PERIODO COVID– «Non so se avremmo vinto lo scudetto, ma ci saremmo andati vicino fino all’ultimo. Ne sono sicuro. Le sensazioni che avevo l’ultima in casa con il Bologna con 70 mila persone allo stadio, vincevamo le partite dopo 20 minuti. L’energia che avevo non l’ho mai avuta in tutta la carriera. Mi stavo giocando tutto, per la prima volta mi sentivo un pezzo importante, vincevano sempre e si parlava in Europa in tutti noi. Ritrovarsi chiuso a casa poco dopo è stato difficile. Mi ripetevo di tenere botta e mi ammazzavo di allenamenti a casa. Ma non vedevo l’uscita e non ho saputo gestire questa situazione, era la prima volta che mi succedeva. Ce lo saremmo giocato fino alla fine, sono sicuro ».

CAGLIARI LAZIO– «Sicuramente. Ce ne sono state anche altre ma quella è stata una pazzia ».

MUSICA– «Mi piace la musica perché è sempre stata molto presente a casa mia. Mia madre, mia sorella e miei nonni hanno suonato qualche strumento e hanno contato. Non l’ho mai presa sul serio perché ho sempre avuto chiaro che volevo fare il calciatore. La mia umile idea è che se fai il calciatore devi lasciare perdere il canto. O fai una cosa o l’altra, ma rispetto quelli che lo fanno, ma non penso a diventare cantante in futuro. È un hobby che mi piace e basta ».

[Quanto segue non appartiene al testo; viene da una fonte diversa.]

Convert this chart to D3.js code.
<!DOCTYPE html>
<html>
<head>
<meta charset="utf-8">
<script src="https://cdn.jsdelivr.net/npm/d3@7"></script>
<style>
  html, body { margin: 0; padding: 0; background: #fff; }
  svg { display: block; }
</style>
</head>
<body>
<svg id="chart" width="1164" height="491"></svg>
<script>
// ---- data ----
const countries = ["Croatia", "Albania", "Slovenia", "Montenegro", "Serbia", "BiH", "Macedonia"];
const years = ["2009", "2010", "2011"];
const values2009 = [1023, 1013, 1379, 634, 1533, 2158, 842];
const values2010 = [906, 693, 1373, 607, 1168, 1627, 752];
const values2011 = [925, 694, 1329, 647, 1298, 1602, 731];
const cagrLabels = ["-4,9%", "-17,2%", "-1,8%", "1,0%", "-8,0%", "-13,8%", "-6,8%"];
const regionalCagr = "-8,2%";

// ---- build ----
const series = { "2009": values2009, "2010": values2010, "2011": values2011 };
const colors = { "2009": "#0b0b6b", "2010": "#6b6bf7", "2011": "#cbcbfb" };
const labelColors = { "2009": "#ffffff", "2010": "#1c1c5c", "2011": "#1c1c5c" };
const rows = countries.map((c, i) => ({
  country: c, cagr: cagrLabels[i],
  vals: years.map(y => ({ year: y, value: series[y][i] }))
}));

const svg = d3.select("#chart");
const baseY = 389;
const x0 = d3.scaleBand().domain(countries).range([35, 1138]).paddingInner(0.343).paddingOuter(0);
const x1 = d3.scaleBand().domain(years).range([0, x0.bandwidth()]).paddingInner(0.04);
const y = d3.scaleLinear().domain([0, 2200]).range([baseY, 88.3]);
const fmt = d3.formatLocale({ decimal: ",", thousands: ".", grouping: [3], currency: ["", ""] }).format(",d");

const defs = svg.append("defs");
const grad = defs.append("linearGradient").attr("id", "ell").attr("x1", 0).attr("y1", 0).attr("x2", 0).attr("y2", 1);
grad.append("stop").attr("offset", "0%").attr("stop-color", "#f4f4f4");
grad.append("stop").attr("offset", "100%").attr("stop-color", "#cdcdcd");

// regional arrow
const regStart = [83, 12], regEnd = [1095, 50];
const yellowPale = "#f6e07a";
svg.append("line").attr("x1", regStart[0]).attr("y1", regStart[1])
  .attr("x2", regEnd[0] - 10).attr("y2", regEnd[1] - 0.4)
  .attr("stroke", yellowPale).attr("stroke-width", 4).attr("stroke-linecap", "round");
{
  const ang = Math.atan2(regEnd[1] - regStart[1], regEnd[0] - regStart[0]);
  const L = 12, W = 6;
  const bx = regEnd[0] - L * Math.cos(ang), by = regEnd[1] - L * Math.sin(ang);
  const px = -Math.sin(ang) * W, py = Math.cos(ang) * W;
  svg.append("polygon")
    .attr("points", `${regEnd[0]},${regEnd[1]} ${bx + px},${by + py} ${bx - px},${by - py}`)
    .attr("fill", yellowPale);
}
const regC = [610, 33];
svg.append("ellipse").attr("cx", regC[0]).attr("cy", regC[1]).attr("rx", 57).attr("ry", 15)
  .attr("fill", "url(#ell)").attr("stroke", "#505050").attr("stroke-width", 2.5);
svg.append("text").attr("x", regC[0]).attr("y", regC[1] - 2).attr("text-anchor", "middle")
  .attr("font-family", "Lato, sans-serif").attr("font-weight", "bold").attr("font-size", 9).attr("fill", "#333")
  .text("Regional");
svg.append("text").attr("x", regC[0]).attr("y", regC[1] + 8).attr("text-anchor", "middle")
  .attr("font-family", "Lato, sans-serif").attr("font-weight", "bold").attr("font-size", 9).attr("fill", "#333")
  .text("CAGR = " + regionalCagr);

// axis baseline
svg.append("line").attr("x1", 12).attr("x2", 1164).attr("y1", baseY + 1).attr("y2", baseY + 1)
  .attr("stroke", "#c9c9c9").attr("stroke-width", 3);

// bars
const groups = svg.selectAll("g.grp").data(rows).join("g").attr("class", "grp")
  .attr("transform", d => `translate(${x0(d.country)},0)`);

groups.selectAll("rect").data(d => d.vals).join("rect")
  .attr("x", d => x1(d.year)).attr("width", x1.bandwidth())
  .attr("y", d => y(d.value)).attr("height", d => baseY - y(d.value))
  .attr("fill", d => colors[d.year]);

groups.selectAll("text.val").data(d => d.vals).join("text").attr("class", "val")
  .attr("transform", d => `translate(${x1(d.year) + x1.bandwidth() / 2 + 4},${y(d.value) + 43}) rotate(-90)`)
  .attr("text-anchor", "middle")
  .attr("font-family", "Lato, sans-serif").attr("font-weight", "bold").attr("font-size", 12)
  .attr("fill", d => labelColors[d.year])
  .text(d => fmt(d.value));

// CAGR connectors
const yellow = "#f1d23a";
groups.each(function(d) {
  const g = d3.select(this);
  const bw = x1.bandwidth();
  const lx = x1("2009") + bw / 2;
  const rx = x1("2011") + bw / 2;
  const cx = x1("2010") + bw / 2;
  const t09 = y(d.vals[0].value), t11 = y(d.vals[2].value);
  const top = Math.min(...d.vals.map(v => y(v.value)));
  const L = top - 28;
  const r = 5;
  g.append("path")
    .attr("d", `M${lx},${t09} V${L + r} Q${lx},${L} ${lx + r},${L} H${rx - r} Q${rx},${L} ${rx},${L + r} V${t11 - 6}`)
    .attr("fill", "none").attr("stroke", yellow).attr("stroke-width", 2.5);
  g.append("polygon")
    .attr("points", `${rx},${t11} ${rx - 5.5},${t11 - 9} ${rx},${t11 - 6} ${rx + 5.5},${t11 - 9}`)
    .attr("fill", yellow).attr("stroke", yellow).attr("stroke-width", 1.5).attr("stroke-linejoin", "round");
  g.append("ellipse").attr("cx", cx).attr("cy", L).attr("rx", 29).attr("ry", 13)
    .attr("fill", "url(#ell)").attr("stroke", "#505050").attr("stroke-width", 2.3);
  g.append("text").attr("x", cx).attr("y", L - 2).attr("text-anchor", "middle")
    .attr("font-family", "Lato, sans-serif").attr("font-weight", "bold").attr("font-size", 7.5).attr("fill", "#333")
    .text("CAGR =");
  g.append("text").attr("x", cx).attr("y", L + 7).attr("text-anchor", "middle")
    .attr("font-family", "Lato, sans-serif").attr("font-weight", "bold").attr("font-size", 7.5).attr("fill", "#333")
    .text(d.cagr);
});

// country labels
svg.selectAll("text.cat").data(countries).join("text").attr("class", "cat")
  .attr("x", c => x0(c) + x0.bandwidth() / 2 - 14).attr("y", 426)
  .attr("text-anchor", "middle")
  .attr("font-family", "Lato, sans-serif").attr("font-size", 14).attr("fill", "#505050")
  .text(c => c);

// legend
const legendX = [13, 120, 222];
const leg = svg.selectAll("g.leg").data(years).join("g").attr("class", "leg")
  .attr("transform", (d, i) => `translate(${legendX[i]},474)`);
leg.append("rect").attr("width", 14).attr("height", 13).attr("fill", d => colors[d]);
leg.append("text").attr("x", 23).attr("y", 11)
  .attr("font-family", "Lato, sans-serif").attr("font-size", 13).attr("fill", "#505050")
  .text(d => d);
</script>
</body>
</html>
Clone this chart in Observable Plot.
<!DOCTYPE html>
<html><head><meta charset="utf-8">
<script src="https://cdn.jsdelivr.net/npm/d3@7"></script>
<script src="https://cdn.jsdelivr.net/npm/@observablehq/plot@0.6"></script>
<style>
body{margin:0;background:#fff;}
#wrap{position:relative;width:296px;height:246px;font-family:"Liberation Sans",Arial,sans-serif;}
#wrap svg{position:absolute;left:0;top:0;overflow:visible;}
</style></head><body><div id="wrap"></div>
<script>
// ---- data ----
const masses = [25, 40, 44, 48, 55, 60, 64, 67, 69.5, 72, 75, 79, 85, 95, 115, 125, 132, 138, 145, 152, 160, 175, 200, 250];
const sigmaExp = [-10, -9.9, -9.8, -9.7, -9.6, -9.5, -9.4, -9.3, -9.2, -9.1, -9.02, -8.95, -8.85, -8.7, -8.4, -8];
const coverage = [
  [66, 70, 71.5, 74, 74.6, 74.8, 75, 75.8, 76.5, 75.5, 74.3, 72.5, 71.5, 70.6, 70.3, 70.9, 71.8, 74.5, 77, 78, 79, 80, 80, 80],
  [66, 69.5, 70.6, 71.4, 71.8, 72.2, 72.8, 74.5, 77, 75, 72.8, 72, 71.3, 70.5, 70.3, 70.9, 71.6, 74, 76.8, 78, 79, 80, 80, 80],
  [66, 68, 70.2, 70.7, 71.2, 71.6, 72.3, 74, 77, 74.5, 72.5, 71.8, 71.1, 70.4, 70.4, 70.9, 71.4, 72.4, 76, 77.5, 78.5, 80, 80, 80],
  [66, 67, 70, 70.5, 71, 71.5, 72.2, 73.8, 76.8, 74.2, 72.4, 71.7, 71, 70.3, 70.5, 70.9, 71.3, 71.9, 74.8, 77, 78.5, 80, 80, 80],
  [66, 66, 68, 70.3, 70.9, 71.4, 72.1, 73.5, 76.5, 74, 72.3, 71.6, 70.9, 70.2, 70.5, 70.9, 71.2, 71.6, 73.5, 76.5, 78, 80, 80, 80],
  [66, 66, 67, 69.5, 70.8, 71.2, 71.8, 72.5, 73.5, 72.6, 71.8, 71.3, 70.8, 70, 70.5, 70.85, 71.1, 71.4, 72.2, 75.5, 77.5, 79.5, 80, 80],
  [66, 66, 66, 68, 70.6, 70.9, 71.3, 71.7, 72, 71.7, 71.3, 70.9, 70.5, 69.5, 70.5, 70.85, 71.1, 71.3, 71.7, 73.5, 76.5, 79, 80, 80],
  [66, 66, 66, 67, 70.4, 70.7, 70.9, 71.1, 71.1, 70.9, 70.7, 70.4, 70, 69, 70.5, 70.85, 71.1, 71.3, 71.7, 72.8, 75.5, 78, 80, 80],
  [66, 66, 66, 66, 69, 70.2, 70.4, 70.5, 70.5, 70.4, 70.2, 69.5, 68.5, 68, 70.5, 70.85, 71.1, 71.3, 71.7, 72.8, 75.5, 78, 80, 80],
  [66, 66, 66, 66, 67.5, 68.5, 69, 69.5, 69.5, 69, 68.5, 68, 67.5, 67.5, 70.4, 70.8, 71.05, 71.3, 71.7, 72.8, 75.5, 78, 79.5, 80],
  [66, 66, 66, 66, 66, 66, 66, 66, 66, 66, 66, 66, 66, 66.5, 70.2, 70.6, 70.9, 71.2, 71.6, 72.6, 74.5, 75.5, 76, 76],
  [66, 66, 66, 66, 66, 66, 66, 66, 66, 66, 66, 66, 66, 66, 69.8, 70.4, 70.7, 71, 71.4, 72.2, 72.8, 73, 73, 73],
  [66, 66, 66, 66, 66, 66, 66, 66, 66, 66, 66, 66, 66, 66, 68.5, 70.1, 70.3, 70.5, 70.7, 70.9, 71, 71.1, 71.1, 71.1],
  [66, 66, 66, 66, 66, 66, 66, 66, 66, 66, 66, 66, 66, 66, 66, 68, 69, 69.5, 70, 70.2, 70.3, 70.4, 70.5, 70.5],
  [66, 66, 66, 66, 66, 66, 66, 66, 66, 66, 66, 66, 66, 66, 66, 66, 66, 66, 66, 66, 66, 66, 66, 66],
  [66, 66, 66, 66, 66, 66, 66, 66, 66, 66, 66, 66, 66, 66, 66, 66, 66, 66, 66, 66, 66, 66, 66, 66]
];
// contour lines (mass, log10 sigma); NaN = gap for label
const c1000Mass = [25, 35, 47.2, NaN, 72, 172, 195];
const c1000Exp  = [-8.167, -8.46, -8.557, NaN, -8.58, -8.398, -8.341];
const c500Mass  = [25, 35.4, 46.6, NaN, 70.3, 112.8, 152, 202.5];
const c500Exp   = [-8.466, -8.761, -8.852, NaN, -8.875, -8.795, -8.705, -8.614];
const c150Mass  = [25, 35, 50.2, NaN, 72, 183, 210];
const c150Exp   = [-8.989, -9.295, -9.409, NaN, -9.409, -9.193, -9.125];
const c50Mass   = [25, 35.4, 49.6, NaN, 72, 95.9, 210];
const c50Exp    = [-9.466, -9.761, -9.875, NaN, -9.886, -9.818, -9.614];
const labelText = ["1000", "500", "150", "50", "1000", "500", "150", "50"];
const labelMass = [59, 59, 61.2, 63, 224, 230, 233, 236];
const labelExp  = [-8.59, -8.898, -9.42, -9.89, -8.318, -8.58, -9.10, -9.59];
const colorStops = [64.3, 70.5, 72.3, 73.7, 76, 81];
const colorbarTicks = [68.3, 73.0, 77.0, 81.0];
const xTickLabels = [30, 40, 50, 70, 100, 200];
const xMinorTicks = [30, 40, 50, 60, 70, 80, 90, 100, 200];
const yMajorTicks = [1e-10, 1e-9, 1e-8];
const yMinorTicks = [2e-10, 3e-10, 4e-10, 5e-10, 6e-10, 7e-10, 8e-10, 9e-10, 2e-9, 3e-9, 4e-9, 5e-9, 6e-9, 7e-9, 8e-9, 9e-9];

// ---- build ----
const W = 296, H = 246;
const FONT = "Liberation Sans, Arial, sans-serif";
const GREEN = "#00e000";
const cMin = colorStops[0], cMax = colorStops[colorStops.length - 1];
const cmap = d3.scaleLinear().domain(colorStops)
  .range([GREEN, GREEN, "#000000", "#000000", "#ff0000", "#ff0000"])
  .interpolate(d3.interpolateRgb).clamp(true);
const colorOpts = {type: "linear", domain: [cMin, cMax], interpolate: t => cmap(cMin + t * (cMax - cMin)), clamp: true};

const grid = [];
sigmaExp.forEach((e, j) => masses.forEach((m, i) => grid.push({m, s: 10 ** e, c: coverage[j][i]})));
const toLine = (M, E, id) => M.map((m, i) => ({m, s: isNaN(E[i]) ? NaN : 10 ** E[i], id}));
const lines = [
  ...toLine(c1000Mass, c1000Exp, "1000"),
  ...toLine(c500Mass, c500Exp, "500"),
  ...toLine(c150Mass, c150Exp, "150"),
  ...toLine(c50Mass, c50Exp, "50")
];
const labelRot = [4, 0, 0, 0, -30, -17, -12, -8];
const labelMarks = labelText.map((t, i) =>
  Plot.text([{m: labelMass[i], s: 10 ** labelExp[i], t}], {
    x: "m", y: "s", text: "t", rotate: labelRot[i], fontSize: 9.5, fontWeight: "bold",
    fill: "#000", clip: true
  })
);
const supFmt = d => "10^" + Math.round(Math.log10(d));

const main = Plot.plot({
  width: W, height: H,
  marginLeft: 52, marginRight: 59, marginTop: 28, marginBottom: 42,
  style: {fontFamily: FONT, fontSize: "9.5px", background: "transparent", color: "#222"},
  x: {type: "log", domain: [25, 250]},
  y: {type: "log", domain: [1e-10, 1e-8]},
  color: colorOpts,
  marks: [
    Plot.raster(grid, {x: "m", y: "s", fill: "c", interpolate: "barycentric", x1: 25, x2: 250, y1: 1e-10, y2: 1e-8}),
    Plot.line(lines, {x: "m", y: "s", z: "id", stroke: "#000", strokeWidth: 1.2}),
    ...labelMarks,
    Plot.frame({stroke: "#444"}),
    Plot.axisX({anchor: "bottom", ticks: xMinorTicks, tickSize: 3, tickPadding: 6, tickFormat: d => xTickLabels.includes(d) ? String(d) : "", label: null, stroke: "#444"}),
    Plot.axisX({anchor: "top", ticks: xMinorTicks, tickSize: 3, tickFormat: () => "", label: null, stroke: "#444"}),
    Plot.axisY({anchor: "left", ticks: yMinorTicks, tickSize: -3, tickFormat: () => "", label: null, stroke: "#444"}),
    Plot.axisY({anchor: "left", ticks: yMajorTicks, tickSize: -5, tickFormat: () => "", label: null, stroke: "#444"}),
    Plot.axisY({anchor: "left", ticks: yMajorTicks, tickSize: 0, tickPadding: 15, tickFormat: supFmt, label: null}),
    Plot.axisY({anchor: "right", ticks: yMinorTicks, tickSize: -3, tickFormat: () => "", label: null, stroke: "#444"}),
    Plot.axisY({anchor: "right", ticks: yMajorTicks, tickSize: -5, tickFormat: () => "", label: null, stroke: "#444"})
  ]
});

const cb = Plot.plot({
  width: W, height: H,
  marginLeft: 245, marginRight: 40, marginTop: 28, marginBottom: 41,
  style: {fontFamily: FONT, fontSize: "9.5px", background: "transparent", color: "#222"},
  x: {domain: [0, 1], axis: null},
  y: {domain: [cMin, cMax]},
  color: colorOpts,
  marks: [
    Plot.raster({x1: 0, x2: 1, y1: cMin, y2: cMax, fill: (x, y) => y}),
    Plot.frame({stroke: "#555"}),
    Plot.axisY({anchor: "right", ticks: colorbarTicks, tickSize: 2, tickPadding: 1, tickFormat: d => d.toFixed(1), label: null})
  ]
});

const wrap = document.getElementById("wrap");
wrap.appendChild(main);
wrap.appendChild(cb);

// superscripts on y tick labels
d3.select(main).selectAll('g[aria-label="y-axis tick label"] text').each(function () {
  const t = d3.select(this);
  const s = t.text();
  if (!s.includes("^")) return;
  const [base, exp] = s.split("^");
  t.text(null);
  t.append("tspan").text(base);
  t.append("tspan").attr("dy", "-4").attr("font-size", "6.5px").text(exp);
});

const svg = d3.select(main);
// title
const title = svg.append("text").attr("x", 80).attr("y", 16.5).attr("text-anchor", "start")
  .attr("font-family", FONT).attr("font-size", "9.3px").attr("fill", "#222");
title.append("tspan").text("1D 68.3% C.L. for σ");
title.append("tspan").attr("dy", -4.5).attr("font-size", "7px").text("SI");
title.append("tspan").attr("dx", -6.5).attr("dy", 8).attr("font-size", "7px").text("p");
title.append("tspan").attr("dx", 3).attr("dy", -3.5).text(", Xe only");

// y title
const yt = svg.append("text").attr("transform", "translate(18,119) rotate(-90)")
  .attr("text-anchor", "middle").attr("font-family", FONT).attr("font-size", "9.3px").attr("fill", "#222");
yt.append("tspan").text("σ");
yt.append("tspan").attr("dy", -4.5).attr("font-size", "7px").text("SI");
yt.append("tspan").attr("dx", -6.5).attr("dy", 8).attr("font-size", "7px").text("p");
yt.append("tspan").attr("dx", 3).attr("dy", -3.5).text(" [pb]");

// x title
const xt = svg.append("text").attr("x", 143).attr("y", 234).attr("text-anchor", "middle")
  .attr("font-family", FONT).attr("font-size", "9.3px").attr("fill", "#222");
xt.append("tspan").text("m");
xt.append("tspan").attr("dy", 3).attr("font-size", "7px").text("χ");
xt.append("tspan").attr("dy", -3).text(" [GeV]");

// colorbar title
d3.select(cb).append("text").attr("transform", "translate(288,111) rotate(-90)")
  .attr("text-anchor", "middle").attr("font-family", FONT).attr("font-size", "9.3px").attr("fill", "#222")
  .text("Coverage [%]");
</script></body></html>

RAPPORTO CON ROMA– «È come la Lazio. Ti entra nel cuore. Mi piace nelle giornate più tranquille nelle strade vuote prima di andare a dormire, fare una passeggiata con la mia ragazza. Vedere Roma è bello, i suoi monumenti. Camminare per Roma è speciale, una delle città più visitate al mondo »

PAROLA ROMANA PIù SENTITA– «Ao (ride, ndr) ».

ITALIANIZZATO– «Nel cibo. Difendo molto la Spagna come è normale, ma l’Italia sul cibo non ha rivali. È devastante come si mangia qua »

PIATTO PREFERITO– «Tutto. Non so dirti perché non ce n’è uno che mi piace. Noi in Spagna usiamo molte più salse, voi lasciate che il cibo parli per se stesso. Mi sono affezionato a questo, mi piace mangiare in ogni osteria in centro, è tutto buono».

FINE CARRIERA– «Ancora non lo so. Ho comprato casa qua, mi sento uno di voi. Non ho deciso, manca qualche anno. Penso che bisogna stare vicino ai propri genitori. Quando saranno più grandi dovrò stare con loro come hanno fatto loro con me. Finché ci saranno sarò sempre al loro fianco, vogliono godermeli il più possibile ».

VACANZA IDEALE– «Al mare. Però non tutto il tempo sotto al sole, sono troppo bianco e divento rosso come un gambero ».

LEZIONI DA TRAMANDARE– «Le situazioni di difficoltà ti rendono più forte. Se te la prendi con gli altri non c’è niente da fare, è solo un cercare scuse. Nella tua anima senti questo, devi far vedere chi sei. La gioia più grande è dimostrare a te stesso il fatto che puoi cambiare la situazione. È bello che la gente se ne renda conto e che ti dica che è fiera di te e della tua storia. Questo mi rende orgoglioso. Sono stato criticato, ma non sono mai sceso in campo con paura. Prendiamo tanti soldi, è giusto che veniamo giudicati dai tifosi. A volte passi momenti negativi, tutti i giocatori lo hanno fatto. La differenza tra un giocatore forte e uno meno sta nella volontà di affrontare queste difficoltà ».